Physics – Condensed Matter – Disordered Systems and Neural Networks
Scientific paper
2009-01-19
J. Stat. Mech. (2009) P03033
Physics
Condensed Matter
Disordered Systems and Neural Networks
15 pages, 4 figures
Scientific paper
10.1088/1742-5468/2009/03/P03033
A coagulation process is studied in a set of random masses, in which two randomly chosen masses and the smallest mass of the set multiplied by some fixed parameter $\omega\in [-1,1]$ are iteratively added. Besides masses (or primary variables), secondary variables are also considered that are correlated with primary variables and coagulate according to the above rule with $\omega=0$. This process interpolates between known statistical physical models: The case $\omega=-1$ corresponds to the strong disorder renormalisation group transformation of certain disordered quantum spin chains whereas $\omega=1$ describes coarsening in the one-dimensional Glauber-Ising model.
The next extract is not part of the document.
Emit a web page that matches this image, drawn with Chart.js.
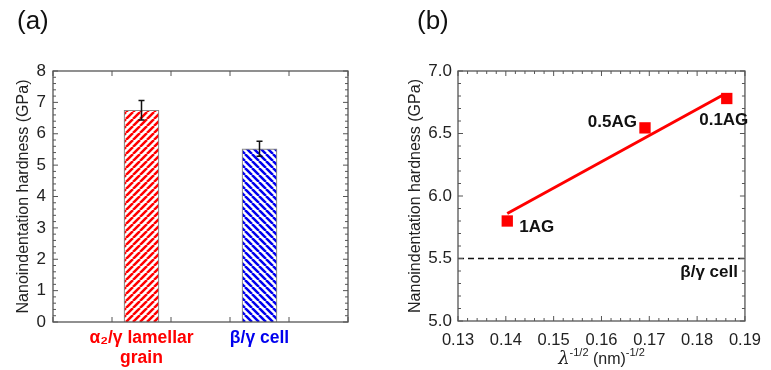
<!DOCTYPE html>
<html>
<head>
<meta charset="utf-8">
<script src="https://cdn.jsdelivr.net/npm/chart.js"></script>
<style>
  body { margin: 0; background: #fff; }
  #wrapA { position: absolute; left: 0; top: 0; width: 390px; height: 370px; }
  #wrapB { position: absolute; left: 390px; top: 0; width: 381px; height: 370px; }
</style>
</head>
<body>
<div id="wrapA"><canvas id="grafA" width="390" height="370"></canvas></div>
<div id="wrapB"><canvas id="grafB" width="381" height="370"></canvas></div>
<script>
// (a) 棒グラフのデータ
const categories = [['α₂/γ lamellar', 'grain'], ['β/γ cell']];
const catColors = ['#ff0000', '#0000ee'];
const barPos = [1.5, 3.5];
const hardness = [6.75, 5.52];
const hardnessErr = [0.31, 0.24];

// (b) 散布図のデータ
const samples = ['1AG', '0.5AG', '0.1AG'];
const lambdaInv = [0.1403, 0.1691, 0.1862];
const hardnessB = [5.80, 6.545, 6.78];
const fitX = [0.1403, 0.1855];
const fitY = [5.86, 6.81];
const cellLevel = 5.5;
const cellLabel = 'β/γ cell';

const FONT = '"Liberation Sans", Arial, sans-serif';

// 斜線パターン
function stripes(color, dir) {
  const s = 7;
  const c = document.createElement('canvas');
  c.width = s; c.height = s;
  const g = c.getContext('2d');
  g.fillStyle = '#fff'; g.fillRect(0, 0, s, s);
  g.strokeStyle = color; g.lineWidth = 2.5;
  g.beginPath();
  for (const k of [-s, 0, s]) {
    if (dir > 0) { g.moveTo(k, s); g.lineTo(k + s, 0); }
    else { g.moveTo(k, 0); g.lineTo(k + s, s); }
  }
  g.stroke();
  return g.createPattern(c, 'repeat');
}

// 内向きの目盛りと枠
const frameTicks = {
  id: 'frameTicks',
  afterDatasetsDraw(chart, args, o) {
    const { ctx, chartArea: a, scales: { x, y } } = chart;
    const marks = (sc, step, minor) => {
      const out = [];
      const n = Math.round((sc.max - sc.min) / step * minor);
      for (let i = 0; i <= n; i++) {
        out.push([sc.getPixelForValue(sc.min + i * step / minor), i % minor === 0]);
      }
      return out;
    };
    ctx.save();
    ctx.strokeStyle = '#555';
    ctx.lineWidth = 1;
    ctx.beginPath();
    for (const [p, big] of marks(x, o.xStep, o.xMinor)) {
      const l = big ? 5 : 3;
      ctx.moveTo(p, a.bottom); ctx.lineTo(p, a.bottom - l);
      ctx.moveTo(p, a.top); ctx.lineTo(p, a.top + l);
    }
    for (const [p, big] of marks(y, o.yStep, o.yMinor)) {
      const l = big ? 5 : 3;
      ctx.moveTo(a.left, p); ctx.lineTo(a.left + l, p);
      ctx.moveTo(a.right, p); ctx.lineTo(a.right - l, p);
    }
    ctx.stroke();
    ctx.lineWidth = 1.3;
    ctx.strokeRect(a.left, a.top, a.right - a.left, a.bottom - a.top);
    ctx.restore();
  }
};

// (a) (b) のラベル
const panelLabel = {
  id: 'panelLabel',
  afterDraw(chart, args, o) {
    const ctx = chart.ctx;
    ctx.save();
    ctx.fillStyle = '#111';
    ctx.font = '26px ' + FONT;
    ctx.textBaseline = 'alphabetic';
    ctx.fillText(o.text, o.x, o.y);
    ctx.restore();
  }
};

// 誤差棒
const errorBars = {
  id: 'errorBars',
  afterDatasetsDraw(chart) {
    const { ctx, scales: { x, y } } = chart;
    ctx.save();
    ctx.strokeStyle = '#111';
    ctx.lineWidth = 1.5;
    ctx.beginPath();
    hardness.forEach((v, i) => {
      const px = x.getPixelForValue(barPos[i]);
      const hi = y.getPixelForValue(v + hardnessErr[i]);
      const lo = y.getPixelForValue(v - hardnessErr[i]);
      ctx.moveTo(px, hi); ctx.lineTo(px, lo);
      ctx.moveTo(px - 3, hi); ctx.lineTo(px + 3, hi);
      ctx.moveTo(px - 3, lo); ctx.lineTo(px + 3, lo);
    });
    ctx.stroke();
    ctx.restore();
  }
};

// (b) 注釈と x 軸タイトル
const notesB = {
  id: 'notesB',
  afterDraw(chart) {
    const { ctx, chartArea: a, scales: { x, y } } = chart;
    ctx.save();
    ctx.fillStyle = '#111';
    ctx.font = 'bold 17px ' + FONT;
    ctx.textBaseline = 'middle';
    const offs = [[12, 6, 'left'], [-8, -6, 'right'], [-3, 22, 'center']];
    samples.forEach((s, i) => {
      ctx.textAlign = offs[i][2];
      ctx.fillText(s, x.getPixelForValue(lambdaInv[i]) + offs[i][0], y.getPixelForValue(hardnessB[i]) + offs[i][1]);
    });
    ctx.textAlign = 'right';
    ctx.fillText(cellLabel, a.right - 7, y.getPixelForValue(cellLevel) + 14);

    // λ^-1/2 (nm)^-1/2
    const parts = [
      ['italic 18px "DejaVu Serif", serif', 'λ', 0],
      ['11px ' + FONT, '-1/2', -8],
      ['16px ' + FONT, ' (nm)', 0],
      ['11px ' + FONT, '-1/2', -8]
    ];
    let w = 0;
    for (const p of parts) { ctx.font = p[0]; w += ctx.measureText(p[1]).width; }
    let cx = (a.left + a.right) / 2 - w / 2;
    ctx.textAlign = 'left';
    ctx.textBaseline = 'alphabetic';
    ctx.fillStyle = '#222';
    for (const p of parts) {
      ctx.font = p[0];
      ctx.fillText(p[1], cx, 364 + p[2]);
      cx += ctx.measureText(p[1]).width;
    }
    ctx.restore();
  }
};

new Chart(document.getElementById('grafA'), {
  type: 'bar',
  data: {
    datasets: [{
      data: barPos.map((p, i) => ({ x: p, y: hardness[i] })),
      backgroundColor: [stripes(catColors[0], 1), stripes(catColors[1], -1)],
      borderColor: '#888',
      borderWidth: 1.2,
      barThickness: 35
    }]
  },
  options: {
    responsive: false,
    animation: false,
    layout: { padding: { top: 71, right: 42, left: 0, bottom: 0 } },
    plugins: {
      legend: { display: false },
      tooltip: { enabled: false },
      frameTicks: { xStep: 1, xMinor: 1, yStep: 1, yMinor: 5 },
      panelLabel: { text: '(a)', x: 17, y: 29 }
    },
    scales: {
      x: {
        type: 'linear', min: 0, max: 5, offset: false,
        grid: { display: false, drawTicks: false }, border: { display: false },
        afterFit: s => { s.height = 48; },
        ticks: {
          stepSize: 0.5, autoSkip: false, maxRotation: 0, minRotation: 0, padding: 6,
          font: { family: FONT, size: 17.5, weight: 'bold', lineHeight: 1.15 },
          color: c => {
            const i = barPos.findIndex(p => Math.abs(p - c.tick.value) < 1e-6);
            return i >= 0 ? catColors[i] : '#000';
          },
          callback: v => {
            const i = barPos.findIndex(p => Math.abs(p - v) < 1e-6);
            return i >= 0 ? categories[i] : '';
          }
        }
      },
      y: {
        min: 0, max: 8,
        grid: { display: false, drawTicks: false }, border: { display: false },
        afterFit: s => { s.width = 53; },
        ticks: { stepSize: 1, padding: 7, color: '#222', font: { family: FONT, size: 17 } },
        title: {
          display: true, text: 'Nanoindentation hardness (GPa)', color: '#222',
          font: { family: FONT, size: 16 }, padding: { top: 14, bottom: 0 }
        }
      }
    }
  },
  plugins: [frameTicks, errorBars, panelLabel]
});

new Chart(document.getElementById('grafB'), {
  type: 'scatter',
  data: {
    datasets: [
      {
        data: lambdaInv.map((v, i) => ({ x: v, y: hardnessB[i] })),
        pointStyle: 'rect', pointRadius: 8,
        backgroundColor: '#ff0000', borderColor: '#ff0000', borderWidth: 0
      },
      {
        data: fitX.map((v, i) => ({ x: v, y: fitY[i] })),
        showLine: true, pointRadius: 0,
        borderColor: '#ff0000', borderWidth: 3
      },
      {
        data: [{ x: 0.13, y: cellLevel }, { x: 0.19, y: cellLevel }],
        showLine: true, pointRadius: 0,
        borderColor: '#111', borderWidth: 1.5, borderDash: [6, 4]
      }
    ]
  },
  options: {
    responsive: false,
    animation: false,
    layout: { padding: { top: 71, right: 18, left: 0, bottom: 0 } },
    plugins: {
      legend: { display: false },
      tooltip: { enabled: false },
      frameTicks: { xStep: 0.01, xMinor: 5, yStep: 0.5, yMinor: 5 },
      panelLabel: { text: '(b)', x: 27, y: 29 }
    },
    scales: {
      x: {
        type: 'linear', min: 0.13, max: 0.19,
        grid: { display: false, drawTicks: false }, border: { display: false },
        afterFit: s => { s.height = 49; },
        ticks: {
          stepSize: 0.01, padding: 10, maxRotation: 0, autoSkip: false, color: '#222',
          font: { family: FONT, size: 16.5 },
          callback: v => v.toFixed(2)
        }
      },
      y: {
        min: 5, max: 7,
        grid: { display: false, drawTicks: false }, border: { display: false },
        afterFit: s => { s.width = 68; },
        ticks: { stepSize: 0.5, padding: 6, color: '#222', font: { family: FONT, size: 17 }, callback: v => v.toFixed(1) },
        title: {
          display: true, text: 'Nanoindentation hardness (GPa)', color: '#222',
          font: { family: FONT, size: 16 }, padding: { top: 16, bottom: 0 }
        }
      }
    }
  },
  plugins: [frameTicks, notesB, panelLabel]
});
</script>
</body>
</html>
The case $\omega=0$ is related to the renormalisation group transformation of a recently introduced graph with a fat-tail edge-length distribution. In the intermediate range $-1<\omega<1$, the exponents $\alpha_{\omega}$ and $\beta_{\omega}$ that characterise the growth of the primary and secondary variable, respectively, are accurately estimated by analysing the differential equations describing the process in the continuum formulation. According to the results, the exponent $\alpha_{\omega}$ varies monotonically with $\omega$ while $\beta_{\omega}$ has a maximum at $\omega=0$.